* _EXERCISE REQUIREMENTS_
Select each line where the word "this" appears.

* _MATERIAL PROVIDED_
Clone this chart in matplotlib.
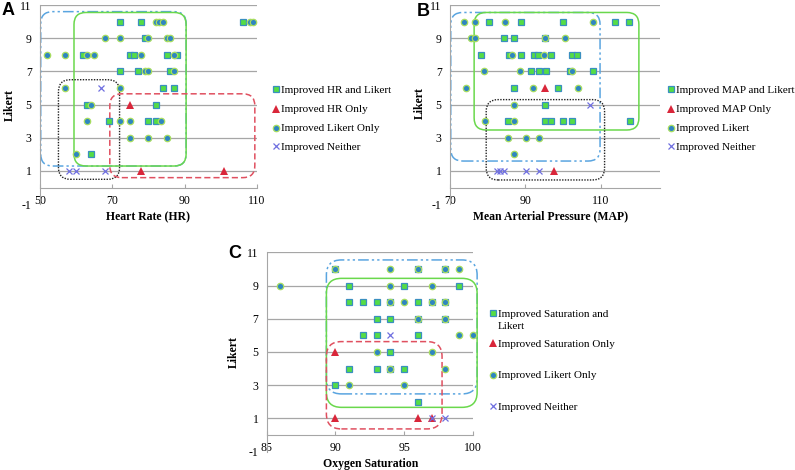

* * *

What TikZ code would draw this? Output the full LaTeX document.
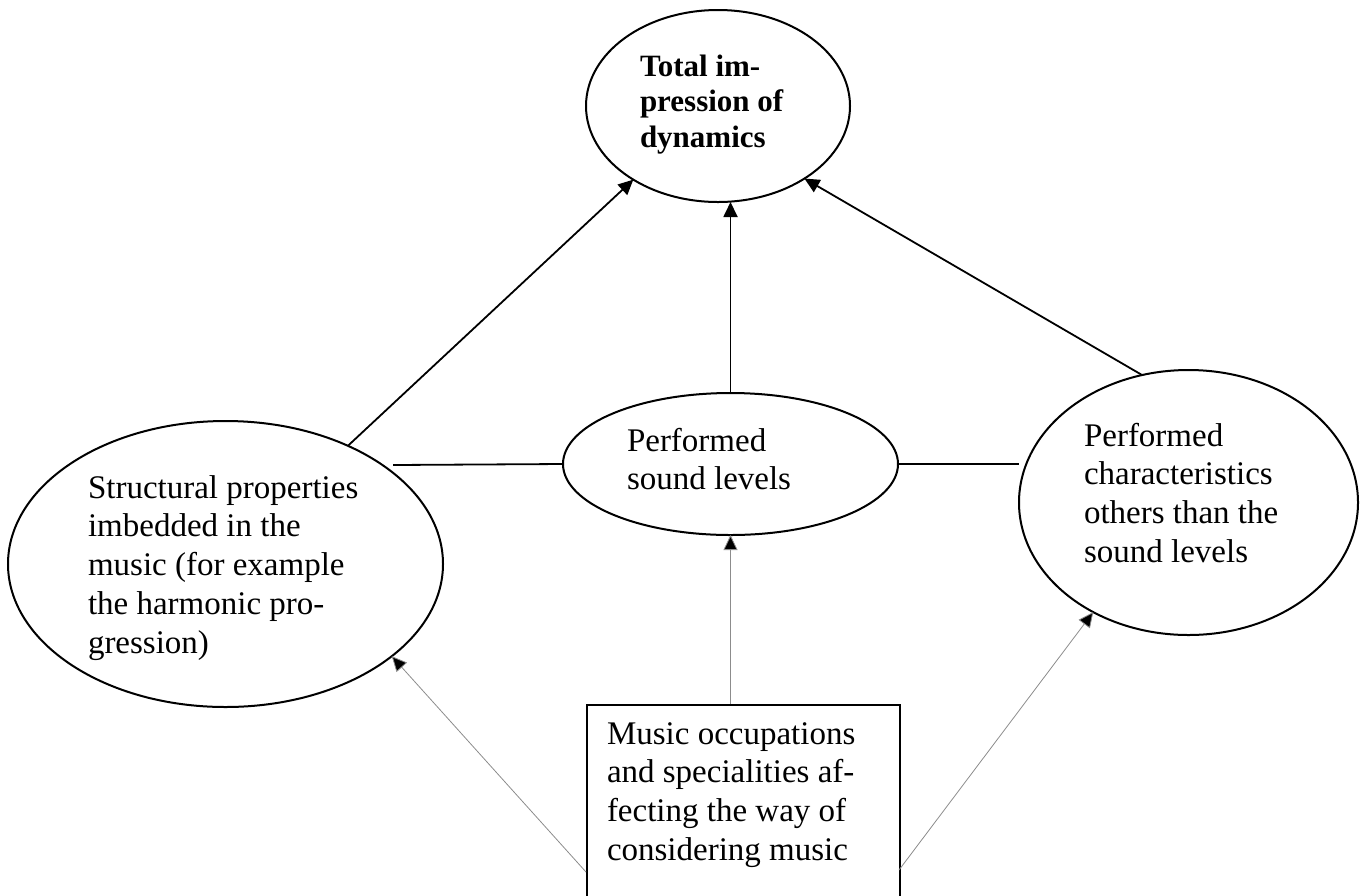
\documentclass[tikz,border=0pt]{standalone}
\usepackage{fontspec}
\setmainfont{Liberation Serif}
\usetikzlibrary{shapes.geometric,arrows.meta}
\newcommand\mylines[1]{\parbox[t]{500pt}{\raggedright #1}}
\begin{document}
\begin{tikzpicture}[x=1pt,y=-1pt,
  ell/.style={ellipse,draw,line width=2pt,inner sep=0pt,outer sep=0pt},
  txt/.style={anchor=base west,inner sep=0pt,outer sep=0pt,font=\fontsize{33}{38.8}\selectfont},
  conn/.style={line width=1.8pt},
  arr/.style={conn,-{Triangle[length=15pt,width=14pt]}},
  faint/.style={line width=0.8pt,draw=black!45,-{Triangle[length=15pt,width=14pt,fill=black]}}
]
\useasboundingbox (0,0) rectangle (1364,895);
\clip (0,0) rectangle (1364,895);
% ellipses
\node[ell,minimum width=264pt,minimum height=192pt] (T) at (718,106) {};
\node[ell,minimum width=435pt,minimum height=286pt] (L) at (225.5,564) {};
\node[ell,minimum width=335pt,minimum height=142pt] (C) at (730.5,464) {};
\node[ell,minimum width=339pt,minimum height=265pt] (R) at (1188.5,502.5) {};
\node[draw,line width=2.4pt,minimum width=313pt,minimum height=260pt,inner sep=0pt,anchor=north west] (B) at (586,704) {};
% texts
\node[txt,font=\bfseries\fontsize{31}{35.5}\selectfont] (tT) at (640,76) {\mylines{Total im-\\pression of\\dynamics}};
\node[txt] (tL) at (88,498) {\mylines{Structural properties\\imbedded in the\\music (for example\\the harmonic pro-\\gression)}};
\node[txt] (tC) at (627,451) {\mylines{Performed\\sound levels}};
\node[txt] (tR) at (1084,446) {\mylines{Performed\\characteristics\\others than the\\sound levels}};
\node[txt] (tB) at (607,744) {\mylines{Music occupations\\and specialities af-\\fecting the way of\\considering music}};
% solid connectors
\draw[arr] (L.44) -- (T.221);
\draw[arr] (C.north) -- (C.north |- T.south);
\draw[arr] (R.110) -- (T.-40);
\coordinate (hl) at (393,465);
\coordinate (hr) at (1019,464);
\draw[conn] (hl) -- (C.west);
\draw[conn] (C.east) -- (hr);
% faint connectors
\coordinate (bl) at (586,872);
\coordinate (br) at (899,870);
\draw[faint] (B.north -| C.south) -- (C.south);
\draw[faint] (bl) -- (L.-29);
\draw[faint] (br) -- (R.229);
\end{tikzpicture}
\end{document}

* _ANSWER BELOW_
Clone this chart in matplotlib.
What TikZ code would draw this? Output the full LaTeX document.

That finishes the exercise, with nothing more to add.